Retype exactly the lines from the first one through the line with "(0,0) rectangle (1710,1112);", including both ends; skip any pictures.

— Begin RAW DATA —

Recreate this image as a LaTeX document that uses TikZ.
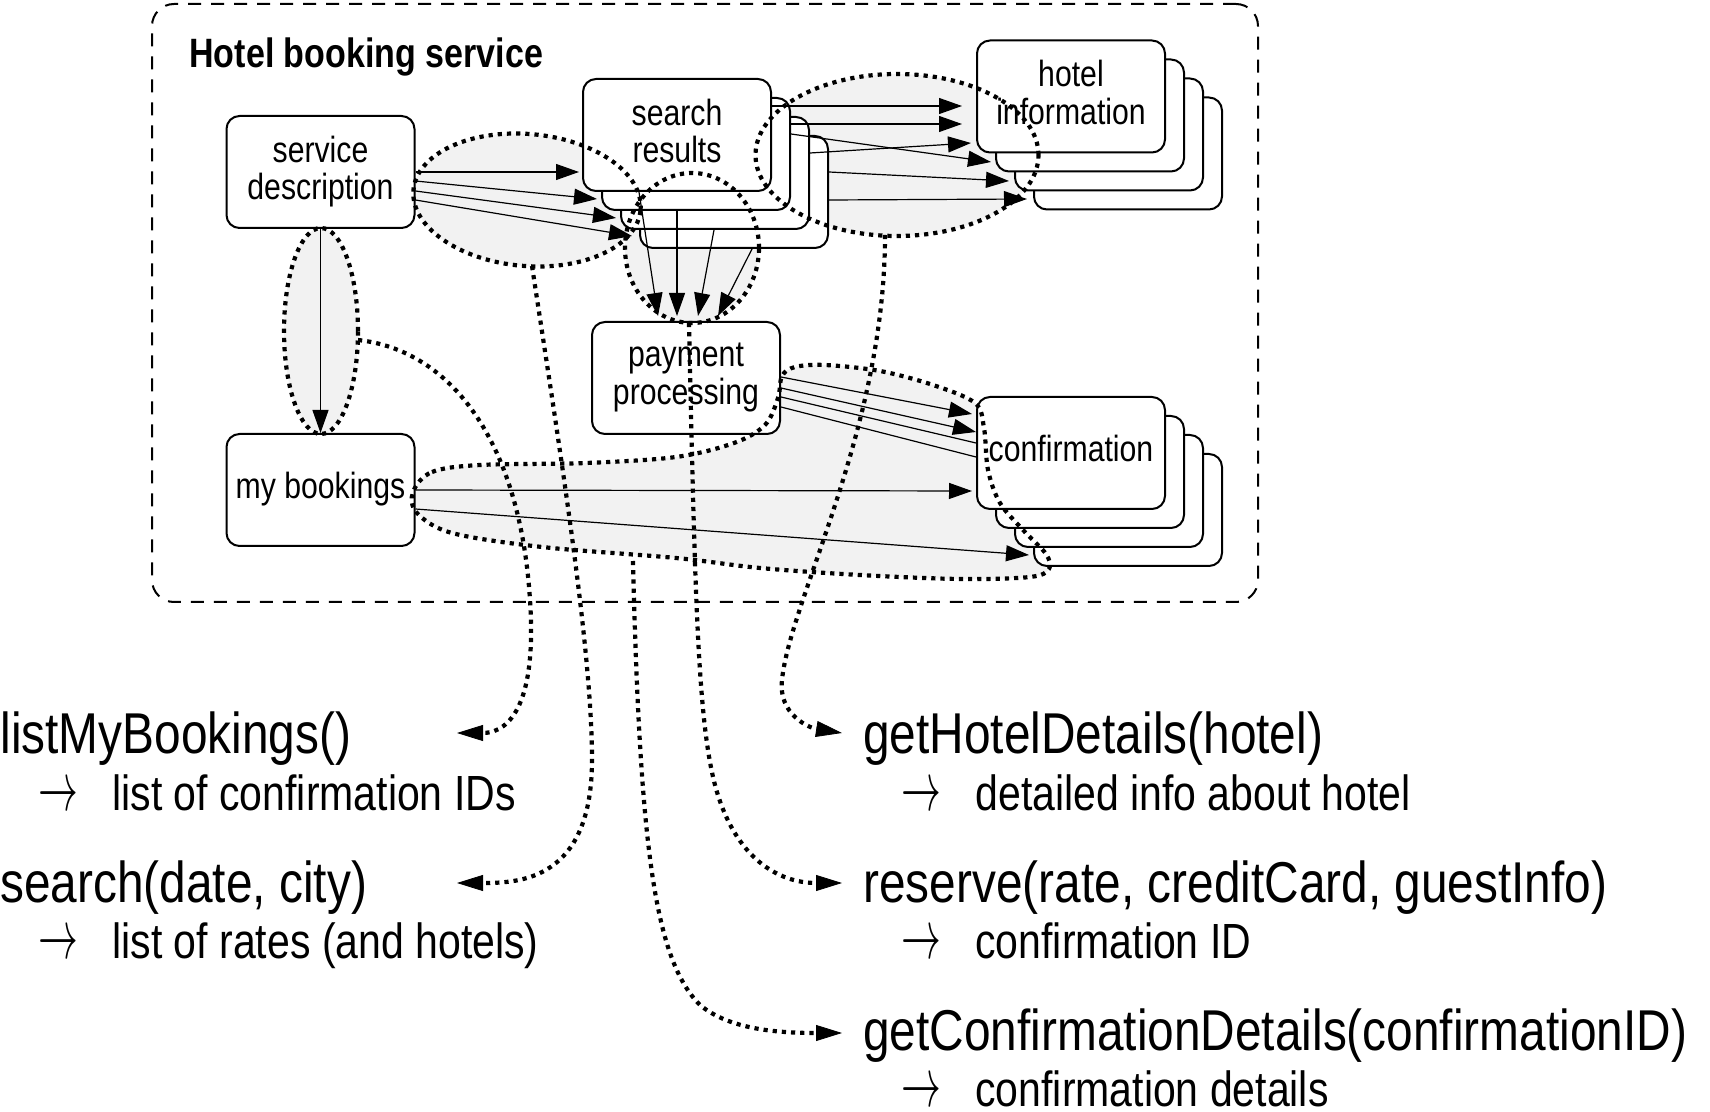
\documentclass[tikz,border=0pt]{standalone}
\usepackage{fontspec}
\setmainfont{Liberation Sans}[FakeStretch=0.83]
\usepackage{graphicx}
\usetikzlibrary{arrows.meta,calc}
\tikzset{
  box/.style={draw, line width=1pt, rounded corners=6.5pt, fill=white,
    minimum width=94pt, minimum height=56pt, inner sep=0pt, align=center,
    text depth=4.2pt, font=\fontsize{18.2}{18.8}\selectfont},
  flow/.style={line width=0.6pt, -{Triangle[length=11.5pt,width=8pt]}},
  plainflow/.style={line width=0.6pt},
  grayfill/.style={fill=black!5},
  dots/.style={line width=2.1pt, dash pattern=on 2.1pt off 2.5pt},
  link/.style={dots, -{Triangle[length=13pt,width=8pt,line width=0.4pt]}},
  api/.style={anchor=base west, inner sep=0pt, font=\fontsize{28.8}{30}\selectfont},
  ret/.style={anchor=base west, inner sep=0pt, font=\fontsize{24.7}{26}\selectfont},
}
\newcommand{\retarrow}{\makebox[37pt][l]{\scalebox{0.8}[1.4]{$\rightarrow$}}}
\begin{document}
\begin{tikzpicture}[x=0.5pt,y=-0.5pt]
\useasboundingbox (0,0) rectangle (1710,1112);

% service frame
\node[draw, line width=1pt, dash pattern=on 6.5pt off 5pt, rounded corners=11pt,
  minimum width=553pt, minimum height=299pt, inner sep=0pt] (svc) at (705,303) {};
\node[anchor=base west, inner sep=0pt, font=\bfseries\fontsize{20.5}{22}\selectfont]
  (title) at (189,68) {Hotel booking service};

% group centres
\coordinate (e1) at (527,200);
\coordinate (e2) at (321,331);
\coordinate (e3) at (692,248);
\coordinate (e4) at (897,155);

% gray fills
\fill[grayfill, rotate around={-5:(e1)}] (e1) ellipse [x radius=57pt, y radius=33pt];
\fill[grayfill] (e2) ellipse [x radius=18.5pt, y radius=51.5pt];
\fill[grayfill] (e3) ellipse [x radius=33.5pt, y radius=37.5pt];
\fill[grayfill] (e4) ellipse [x radius=70.75pt, y radius=40.5pt];
\fill[grayfill] plot[smooth cycle, tension=0.55] coordinates {
  (413,492) (432,472) (480,465) (586,463) (676,457) (734,443) (765,425)
  (778,398) (782,376) (795,367) (825,365) (880,371) (933,385) (975,403)
  (984,428) (988,470) (1000,503) (1024,531) (1046,554) (1049,569)
  (1030,577) (960,579) (860,575) (760,568) (676,558) (542,547) (452,533) (417,513)};

% boxes
\node[box] (sd) at (320.5,172) {service\\description};
\node[box] (mb) at (320.5,490) {my bookings};
\node[box] (sr4) at (734,192) {};
\node[box] (sr3) at (715,173) {};
\node[box] (sr2) at (696,154) {};
\node[box] (sr) at (677,135) {search\\results};
\node[box] (pp) at (686,378) {payment\\processing};
\node[box] (hi4) at (1128,153.5) {};
\node[box] (hi3) at (1109,134.5) {};
\node[box] (hi2) at (1090,115.5) {};
\node[box] (hi) at (1071,96.5) {hotel\\information};
\node[box] (cf4) at (1128,510) {};
\node[box] (cf3) at (1109,491) {};
\node[box] (cf2) at (1090,472) {};
\node[box] (cf) at (1071,453) {confirmation};

% service description -> search results
\draw[flow] (sd.east) -- ([xshift=-1.5pt,yshift=-18.5pt]sr.west);
\draw[flow] ([yshift=-4.5pt]sd.east) -- ([xshift=-2pt,yshift=-22.5pt]sr2.west);
\draw[flow] ([yshift=-9.5pt]sd.east) -- ([xshift=-2pt,yshift=-22.5pt]sr3.west);
\draw[flow] ([yshift=-14pt]sd.east) -- ([xshift=-3.5pt,yshift=-22pt]sr4.west);
% service description -> my bookings
\draw[flow] (sd.south) -- (mb.north);
% search results -> payment
\draw[flow] ([xshift=-19pt]sr.south) -- ([xshift=-14pt,yshift=2.5pt]pp.north);
\draw[flow] ([xshift=-9.5pt]sr2.south) -- ([xshift=-4.5pt,yshift=2.5pt]pp.north);
\draw[flow] ([xshift=-0.5pt]sr3.south) -- ([xshift=6pt,yshift=2.5pt]pp.north);
\draw[flow] ([xshift=9pt]sr4.south) -- ([xshift=16pt,yshift=2.5pt]pp.north);
% search results -> hotel information
\draw[flow] ([yshift=14.5pt]sr.east) -- ([xshift=-7pt,yshift=-4.75pt]hi.west);
\draw[flow] ([yshift=15pt]sr2.east) -- ([xshift=-7pt,yshift=-13.75pt]hi.west);
\draw[flow] ([yshift=10pt]sr3.east) -- ([xshift=-2.5pt,yshift=-23.25pt]hi.west);
\draw[flow] ([yshift=10pt]sr2.east) -- ([xshift=-2pt,yshift=-23.25pt]hi2.west);
\draw[flow] ([yshift=10pt]sr4.east) -- ([xshift=-2.5pt,yshift=-23.25pt]hi3.west);
\draw[flow] ([yshift=-4pt]sr4.east) -- ([xshift=-3pt,yshift=-22.75pt]hi4.west);
% payment -> confirmation
\draw[flow] ([yshift=0.5pt]pp.east) -- ([xshift=-2pt,yshift=19.5pt]cf.west);
\draw[flow] ([yshift=-5pt]pp.east) -- ([yshift=10.5pt]cf.west);
\draw[plainflow] ([yshift=-9.5pt]pp.east) -- ([yshift=5pt]cf.west);
\draw[plainflow] ([yshift=-14.5pt]pp.east) -- ([yshift=-2pt]cf.west);
% my bookings -> confirmation
\draw[flow] (mb.east) -- ([xshift=-2pt,yshift=-19pt]cf.west);
\draw[flow] ([yshift=-9.5pt]mb.east) -- ([xshift=-2pt,yshift=-22.5pt]cf4.west);

% dotted group outlines
\draw[dots, rotate around={-5:(e1)}] (e1) ellipse [x radius=57pt, y radius=33pt];
\draw[dots] (e2) ellipse [x radius=18.5pt, y radius=51.5pt];
\draw[dots] (e3) ellipse [x radius=33.5pt, y radius=37.5pt];
\draw[dots] (e4) ellipse [x radius=70.75pt, y radius=40.5pt];
\draw[dots] plot[smooth cycle, tension=0.55] coordinates {
  (413,492) (432,472) (480,465) (586,463) (676,457) (734,443) (765,425)
  (778,398) (782,376) (795,367) (825,365) (880,371) (933,385) (975,403)
  (984,428) (988,470) (1000,503) (1024,531) (1046,554) (1049,569)
  (1030,577) (960,579) (860,575) (760,568) (676,558) (542,547) (452,533) (417,513)};

% operation texts
\node[api] (lmb) at (0,754) {listMyBookings()};
\node[ret] (lmbr) at (38,810) {\retarrow list of confirmation IDs};
\node[api] (srch) at (0,902) {search(date, city)};
\node[ret] (srchr) at (38,958) {\retarrow list of rates (and hotels)};
\node[api] (ghd) at (863,754) {getHotelDetails(hotel)};
\node[ret] (ghdr) at (901,810) {\retarrow detailed info about hotel};
\node[api] (rsv) at (863,902) {reserve(rate, creditCard, guestInfo)};
\node[ret] (rsvr) at (901,958) {\retarrow confirmation ID};
\node[api] (gcd) at (863,1050) {getConfirmationDetails(confirmationID)};
\node[ret] (gcdr) at (901,1106) {\retarrow confirmation details};

% connector end points
\coordinate (k1) at (358,340);
\coordinate (k2) at (532,266);
\coordinate (k3) at (633,561);
\coordinate (k4) at (689,323);
\coordinate (k5) at (885,235);
\coordinate (t1) at (457,733);
\coordinate (t2) at (457,883);
\coordinate (t3) at (842,1033);
\coordinate (t4) at (842,883);
\coordinate (t5) at (842,733);

% dotted connectors to operations
\draw[link] (k1) .. controls (450,350) and (520,440) .. (530,600)
  .. controls (538,720) and (500,733) .. (t1);
\draw[link] (k2) .. controls (560,450) and (592,650) .. (592,760)
  .. controls (592,880) and (520,883) .. (t2);
\draw[link] (k3) .. controls (640,850) and (655,960) .. (700,1005)
  .. controls (730,1030) and (780,1033) .. (t3);
\draw[link] (k4) .. controls (695,600) and (698,720) .. (715,785)
  .. controls (735,860) and (780,883) .. (t4);
\draw[link] (k5) .. controls (885,430) and (790,600) .. (782,680)
  .. controls (778,715) and (810,728) .. (t5);
\end{tikzpicture}
\end{document}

— End RAW DATA —

# WRITTEN RESPONSE
Recreate this image as a LaTeX document that uses TikZ.
\documentclass[tikz,border=0pt]{standalone}
\usepackage{fontspec}
\setmainfont{Liberation Sans}[FakeStretch=0.83]
\usepackage{graphicx}
\usetikzlibrary{arrows.meta,calc}
\tikzset{
  box/.style={draw, line width=1pt, rounded corners=6.5pt, fill=white,
    minimum width=94pt, minimum height=56pt, inner sep=0pt, align=center,
    text depth=4.2pt, font=\fontsize{18.2}{18.8}\selectfont},
  flow/.style={line width=0.6pt, -{Triangle[length=11.5pt,width=8pt]}},
  plainflow/.style={line width=0.6pt},
  grayfill/.style={fill=black!5},
  dots/.style={line width=2.1pt, dash pattern=on 2.1pt off 2.5pt},
  link/.style={dots, -{Triangle[length=13pt,width=8pt,line width=0.4pt]}},
  api/.style={anchor=base west, inner sep=0pt, font=\fontsize{28.8}{30}\selectfont},
  ret/.style={anchor=base west, inner sep=0pt, font=\fontsize{24.7}{26}\selectfont},
}
\newcommand{\retarrow}{\makebox[37pt][l]{\scalebox{0.8}[1.4]{$\rightarrow$}}}
\begin{document}
\begin{tikzpicture}[x=0.5pt,y=-0.5pt]
\useasboundingbox (0,0) rectangle (1710,1112);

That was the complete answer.